** Task details **
Read the lines below. Copy out any that hold the string "diagram".
»»
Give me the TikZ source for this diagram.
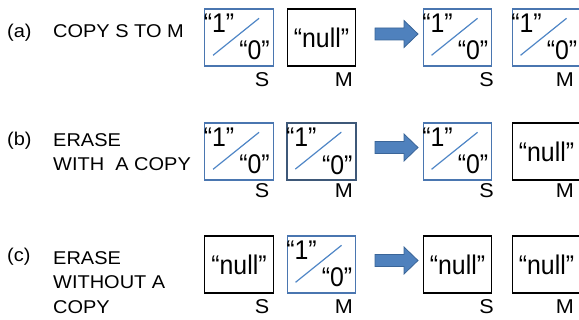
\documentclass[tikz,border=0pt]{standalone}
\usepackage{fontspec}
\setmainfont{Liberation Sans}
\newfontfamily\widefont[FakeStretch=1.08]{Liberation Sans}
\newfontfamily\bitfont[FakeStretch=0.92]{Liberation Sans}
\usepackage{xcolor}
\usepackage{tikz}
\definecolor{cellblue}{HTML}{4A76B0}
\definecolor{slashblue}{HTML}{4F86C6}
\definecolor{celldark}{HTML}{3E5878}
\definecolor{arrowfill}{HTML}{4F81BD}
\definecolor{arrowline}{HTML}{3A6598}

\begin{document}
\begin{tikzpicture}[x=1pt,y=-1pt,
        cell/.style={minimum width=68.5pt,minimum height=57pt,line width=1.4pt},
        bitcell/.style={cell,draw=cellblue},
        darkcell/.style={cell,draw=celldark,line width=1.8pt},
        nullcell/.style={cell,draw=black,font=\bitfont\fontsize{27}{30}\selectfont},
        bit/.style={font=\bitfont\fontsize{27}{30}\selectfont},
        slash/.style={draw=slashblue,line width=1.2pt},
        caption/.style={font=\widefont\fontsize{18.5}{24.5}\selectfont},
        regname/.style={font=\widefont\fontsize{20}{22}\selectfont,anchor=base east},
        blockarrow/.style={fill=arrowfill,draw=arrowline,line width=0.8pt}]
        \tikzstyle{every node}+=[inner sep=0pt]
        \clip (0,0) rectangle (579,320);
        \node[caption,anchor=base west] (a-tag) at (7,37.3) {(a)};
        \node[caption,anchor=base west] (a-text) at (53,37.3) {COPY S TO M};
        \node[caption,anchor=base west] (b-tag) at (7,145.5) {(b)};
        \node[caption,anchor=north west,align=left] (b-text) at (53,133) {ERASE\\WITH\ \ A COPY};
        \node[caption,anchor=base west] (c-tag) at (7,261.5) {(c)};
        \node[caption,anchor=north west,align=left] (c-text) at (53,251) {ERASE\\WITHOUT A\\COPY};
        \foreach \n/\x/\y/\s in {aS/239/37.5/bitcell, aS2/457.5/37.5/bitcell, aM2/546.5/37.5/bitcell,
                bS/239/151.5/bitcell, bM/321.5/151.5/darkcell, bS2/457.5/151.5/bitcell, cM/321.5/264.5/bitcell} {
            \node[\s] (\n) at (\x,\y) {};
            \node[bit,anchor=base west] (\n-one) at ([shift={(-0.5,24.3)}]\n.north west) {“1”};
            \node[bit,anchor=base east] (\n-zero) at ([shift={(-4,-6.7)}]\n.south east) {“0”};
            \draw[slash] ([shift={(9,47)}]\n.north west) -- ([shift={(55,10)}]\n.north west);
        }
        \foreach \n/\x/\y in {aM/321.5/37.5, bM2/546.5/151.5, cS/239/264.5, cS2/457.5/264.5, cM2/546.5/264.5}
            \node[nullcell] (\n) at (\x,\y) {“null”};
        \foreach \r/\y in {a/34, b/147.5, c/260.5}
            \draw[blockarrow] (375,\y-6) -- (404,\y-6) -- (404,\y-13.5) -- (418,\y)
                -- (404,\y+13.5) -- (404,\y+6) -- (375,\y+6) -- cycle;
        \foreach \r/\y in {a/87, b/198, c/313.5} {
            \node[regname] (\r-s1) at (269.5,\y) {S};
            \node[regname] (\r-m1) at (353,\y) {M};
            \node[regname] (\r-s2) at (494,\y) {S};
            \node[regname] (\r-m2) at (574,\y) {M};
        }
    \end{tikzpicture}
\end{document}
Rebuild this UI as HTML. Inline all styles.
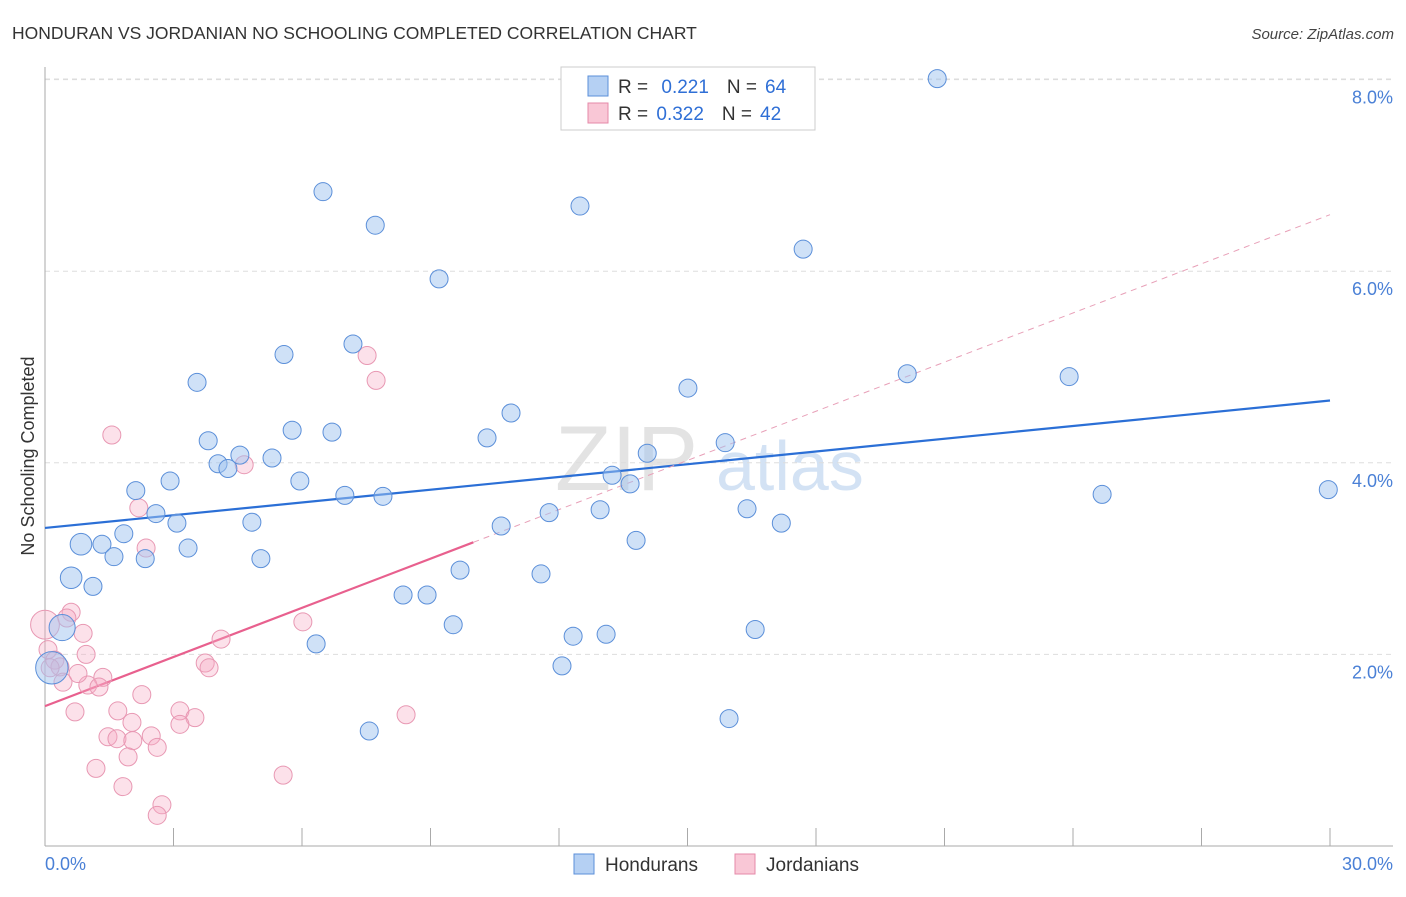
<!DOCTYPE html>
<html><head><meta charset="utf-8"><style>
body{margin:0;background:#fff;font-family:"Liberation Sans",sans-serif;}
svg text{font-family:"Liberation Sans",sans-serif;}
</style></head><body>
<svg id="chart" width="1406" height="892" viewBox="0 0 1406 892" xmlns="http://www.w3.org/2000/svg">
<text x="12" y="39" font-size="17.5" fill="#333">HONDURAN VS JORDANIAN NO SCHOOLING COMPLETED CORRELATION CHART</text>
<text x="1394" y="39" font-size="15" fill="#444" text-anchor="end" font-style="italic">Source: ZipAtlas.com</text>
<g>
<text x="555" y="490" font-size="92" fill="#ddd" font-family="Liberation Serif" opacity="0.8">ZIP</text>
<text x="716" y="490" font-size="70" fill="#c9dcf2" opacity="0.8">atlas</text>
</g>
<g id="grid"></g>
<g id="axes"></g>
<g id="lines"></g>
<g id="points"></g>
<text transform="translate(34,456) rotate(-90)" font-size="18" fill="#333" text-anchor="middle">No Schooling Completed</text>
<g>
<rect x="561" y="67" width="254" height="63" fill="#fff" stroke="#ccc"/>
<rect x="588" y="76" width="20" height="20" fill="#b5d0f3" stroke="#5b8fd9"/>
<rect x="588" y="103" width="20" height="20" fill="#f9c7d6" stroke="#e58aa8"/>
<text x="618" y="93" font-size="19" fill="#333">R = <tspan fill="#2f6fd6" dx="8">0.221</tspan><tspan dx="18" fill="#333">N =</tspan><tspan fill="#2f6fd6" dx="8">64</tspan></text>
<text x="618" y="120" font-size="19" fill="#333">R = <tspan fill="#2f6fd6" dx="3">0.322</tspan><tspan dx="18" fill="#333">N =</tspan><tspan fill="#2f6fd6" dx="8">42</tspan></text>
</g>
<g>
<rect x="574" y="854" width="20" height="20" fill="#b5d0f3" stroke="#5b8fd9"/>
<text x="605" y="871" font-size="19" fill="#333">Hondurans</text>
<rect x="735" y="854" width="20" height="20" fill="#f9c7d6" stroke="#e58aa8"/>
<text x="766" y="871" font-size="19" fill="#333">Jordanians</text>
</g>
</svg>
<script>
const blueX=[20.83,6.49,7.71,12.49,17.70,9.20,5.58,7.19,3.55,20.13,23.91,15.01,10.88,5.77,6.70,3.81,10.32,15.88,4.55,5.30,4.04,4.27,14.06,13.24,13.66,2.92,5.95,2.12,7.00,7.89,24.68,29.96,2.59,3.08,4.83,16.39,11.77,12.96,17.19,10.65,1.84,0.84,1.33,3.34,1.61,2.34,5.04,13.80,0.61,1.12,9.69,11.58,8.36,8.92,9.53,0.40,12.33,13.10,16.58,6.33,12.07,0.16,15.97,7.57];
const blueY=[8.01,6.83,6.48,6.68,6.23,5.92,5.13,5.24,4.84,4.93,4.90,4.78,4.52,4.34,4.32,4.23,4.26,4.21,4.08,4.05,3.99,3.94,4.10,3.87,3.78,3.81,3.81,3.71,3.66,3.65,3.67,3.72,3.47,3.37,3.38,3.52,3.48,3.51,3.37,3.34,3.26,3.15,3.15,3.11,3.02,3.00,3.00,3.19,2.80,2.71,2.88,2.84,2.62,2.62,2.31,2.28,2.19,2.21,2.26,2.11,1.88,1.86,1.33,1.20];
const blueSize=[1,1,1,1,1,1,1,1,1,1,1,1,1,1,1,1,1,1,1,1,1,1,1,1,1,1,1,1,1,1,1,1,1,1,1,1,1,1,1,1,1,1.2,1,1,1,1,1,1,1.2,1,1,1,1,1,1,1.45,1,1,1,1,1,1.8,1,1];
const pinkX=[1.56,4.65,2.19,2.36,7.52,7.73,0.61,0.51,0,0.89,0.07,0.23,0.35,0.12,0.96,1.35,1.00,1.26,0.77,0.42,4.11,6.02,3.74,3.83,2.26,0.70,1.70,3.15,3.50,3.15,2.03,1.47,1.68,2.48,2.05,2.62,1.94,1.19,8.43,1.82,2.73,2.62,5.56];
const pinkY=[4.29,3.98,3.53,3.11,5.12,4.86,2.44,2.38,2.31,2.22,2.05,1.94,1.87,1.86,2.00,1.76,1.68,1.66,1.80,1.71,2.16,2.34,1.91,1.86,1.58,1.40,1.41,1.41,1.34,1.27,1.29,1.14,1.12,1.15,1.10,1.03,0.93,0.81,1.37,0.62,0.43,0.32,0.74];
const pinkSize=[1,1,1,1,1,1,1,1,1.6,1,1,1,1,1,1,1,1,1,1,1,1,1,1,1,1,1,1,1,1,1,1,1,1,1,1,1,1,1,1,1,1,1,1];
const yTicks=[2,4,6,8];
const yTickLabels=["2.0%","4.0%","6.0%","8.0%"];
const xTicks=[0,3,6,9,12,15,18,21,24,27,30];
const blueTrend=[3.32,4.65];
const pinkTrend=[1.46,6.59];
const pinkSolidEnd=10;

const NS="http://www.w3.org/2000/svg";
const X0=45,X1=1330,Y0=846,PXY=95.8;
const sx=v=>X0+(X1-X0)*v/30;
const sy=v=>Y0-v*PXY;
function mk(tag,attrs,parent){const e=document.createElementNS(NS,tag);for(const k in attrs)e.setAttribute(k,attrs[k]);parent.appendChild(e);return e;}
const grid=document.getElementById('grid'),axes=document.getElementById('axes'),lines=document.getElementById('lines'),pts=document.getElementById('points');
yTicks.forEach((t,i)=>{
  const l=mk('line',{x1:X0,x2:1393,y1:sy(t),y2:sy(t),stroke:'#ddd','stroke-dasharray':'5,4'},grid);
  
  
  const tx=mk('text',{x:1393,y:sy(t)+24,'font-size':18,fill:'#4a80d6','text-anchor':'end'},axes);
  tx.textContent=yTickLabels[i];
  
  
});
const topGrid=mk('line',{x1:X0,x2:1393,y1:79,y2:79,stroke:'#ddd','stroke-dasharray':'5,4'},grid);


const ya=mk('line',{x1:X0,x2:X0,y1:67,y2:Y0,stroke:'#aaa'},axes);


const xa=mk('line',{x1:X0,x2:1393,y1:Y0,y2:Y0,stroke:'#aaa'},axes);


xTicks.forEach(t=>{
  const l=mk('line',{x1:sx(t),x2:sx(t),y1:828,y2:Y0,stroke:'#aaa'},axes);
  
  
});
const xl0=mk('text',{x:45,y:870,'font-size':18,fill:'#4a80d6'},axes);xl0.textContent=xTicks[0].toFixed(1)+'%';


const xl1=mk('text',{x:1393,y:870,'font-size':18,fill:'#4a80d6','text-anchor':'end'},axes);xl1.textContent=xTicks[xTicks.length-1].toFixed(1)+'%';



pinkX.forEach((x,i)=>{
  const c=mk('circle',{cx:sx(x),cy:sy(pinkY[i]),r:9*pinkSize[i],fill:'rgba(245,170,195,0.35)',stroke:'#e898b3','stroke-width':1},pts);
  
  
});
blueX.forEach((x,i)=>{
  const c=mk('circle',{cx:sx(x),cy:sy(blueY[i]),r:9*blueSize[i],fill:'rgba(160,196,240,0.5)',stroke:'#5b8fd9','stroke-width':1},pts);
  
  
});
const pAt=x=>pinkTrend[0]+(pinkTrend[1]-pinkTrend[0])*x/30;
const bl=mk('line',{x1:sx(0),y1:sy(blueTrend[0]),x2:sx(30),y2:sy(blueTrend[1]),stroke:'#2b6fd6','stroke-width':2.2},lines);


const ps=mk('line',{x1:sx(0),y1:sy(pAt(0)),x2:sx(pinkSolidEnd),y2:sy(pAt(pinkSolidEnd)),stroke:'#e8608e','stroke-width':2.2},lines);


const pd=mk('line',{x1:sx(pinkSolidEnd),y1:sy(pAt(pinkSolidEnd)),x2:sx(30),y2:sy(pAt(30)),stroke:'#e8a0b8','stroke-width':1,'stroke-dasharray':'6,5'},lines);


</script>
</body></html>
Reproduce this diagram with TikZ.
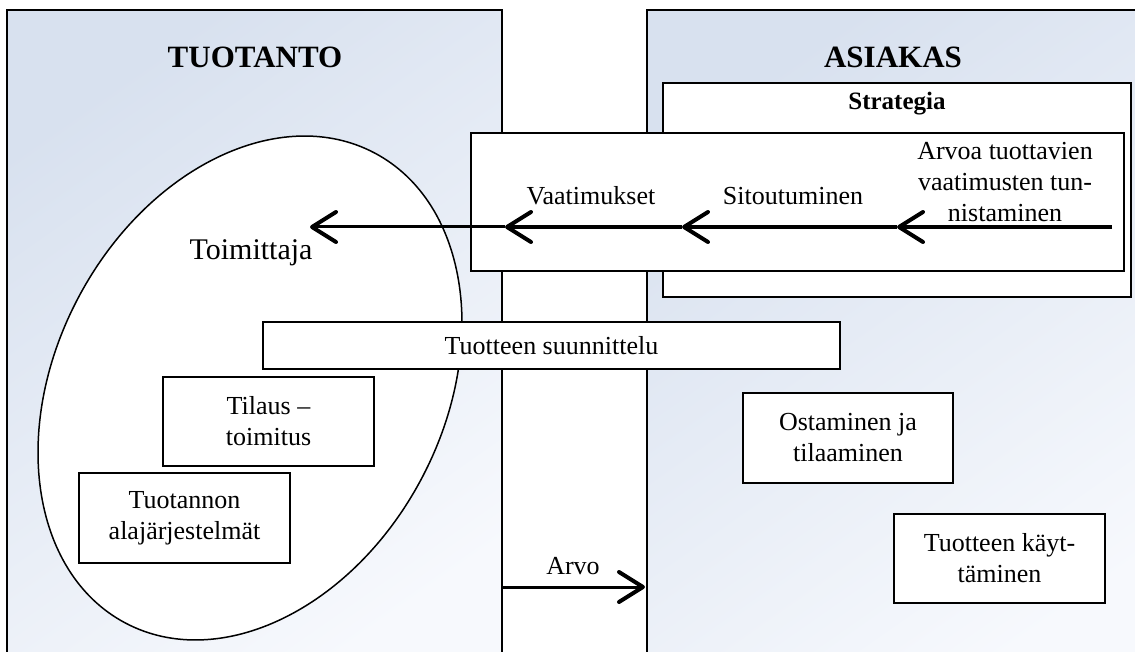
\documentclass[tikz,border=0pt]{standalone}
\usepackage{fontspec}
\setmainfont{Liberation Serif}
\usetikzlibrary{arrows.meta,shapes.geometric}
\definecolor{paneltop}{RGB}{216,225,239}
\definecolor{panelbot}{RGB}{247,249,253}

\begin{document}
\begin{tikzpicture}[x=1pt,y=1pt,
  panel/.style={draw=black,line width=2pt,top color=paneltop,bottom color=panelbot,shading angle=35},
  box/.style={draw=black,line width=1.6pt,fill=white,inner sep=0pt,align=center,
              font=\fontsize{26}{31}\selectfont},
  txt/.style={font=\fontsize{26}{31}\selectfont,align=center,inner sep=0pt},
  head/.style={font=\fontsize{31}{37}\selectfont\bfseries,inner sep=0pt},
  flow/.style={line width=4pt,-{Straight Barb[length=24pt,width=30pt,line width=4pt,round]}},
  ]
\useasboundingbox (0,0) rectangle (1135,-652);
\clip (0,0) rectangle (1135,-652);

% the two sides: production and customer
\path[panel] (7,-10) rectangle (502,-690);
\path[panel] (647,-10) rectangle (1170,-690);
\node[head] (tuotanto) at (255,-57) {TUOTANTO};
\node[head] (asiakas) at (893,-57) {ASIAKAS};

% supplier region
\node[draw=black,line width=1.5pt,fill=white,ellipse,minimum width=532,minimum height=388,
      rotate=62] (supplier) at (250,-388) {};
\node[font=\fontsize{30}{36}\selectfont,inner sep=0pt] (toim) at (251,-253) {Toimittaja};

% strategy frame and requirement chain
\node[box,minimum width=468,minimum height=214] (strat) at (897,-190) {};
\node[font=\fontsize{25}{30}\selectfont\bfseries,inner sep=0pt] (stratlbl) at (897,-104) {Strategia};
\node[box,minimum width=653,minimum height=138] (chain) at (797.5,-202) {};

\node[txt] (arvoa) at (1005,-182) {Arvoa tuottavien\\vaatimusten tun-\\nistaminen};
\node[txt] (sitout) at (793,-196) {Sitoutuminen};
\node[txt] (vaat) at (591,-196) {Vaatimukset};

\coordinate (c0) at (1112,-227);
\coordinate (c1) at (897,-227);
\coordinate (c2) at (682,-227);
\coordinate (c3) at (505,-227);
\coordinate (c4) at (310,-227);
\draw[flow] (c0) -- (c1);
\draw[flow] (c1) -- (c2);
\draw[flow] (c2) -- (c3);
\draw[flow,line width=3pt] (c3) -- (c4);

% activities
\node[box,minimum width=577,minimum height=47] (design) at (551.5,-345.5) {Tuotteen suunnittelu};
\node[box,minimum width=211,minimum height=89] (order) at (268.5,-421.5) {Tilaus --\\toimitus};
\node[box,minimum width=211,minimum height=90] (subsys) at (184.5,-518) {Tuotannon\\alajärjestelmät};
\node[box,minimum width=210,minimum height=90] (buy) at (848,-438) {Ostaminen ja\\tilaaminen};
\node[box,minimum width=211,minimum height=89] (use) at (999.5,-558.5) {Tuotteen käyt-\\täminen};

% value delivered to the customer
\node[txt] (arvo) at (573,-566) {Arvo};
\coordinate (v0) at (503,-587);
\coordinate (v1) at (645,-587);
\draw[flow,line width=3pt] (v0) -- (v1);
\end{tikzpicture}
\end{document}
««
** The reply **
Give me the TikZ source for this diagram.
Reproduce this diagram with TikZ.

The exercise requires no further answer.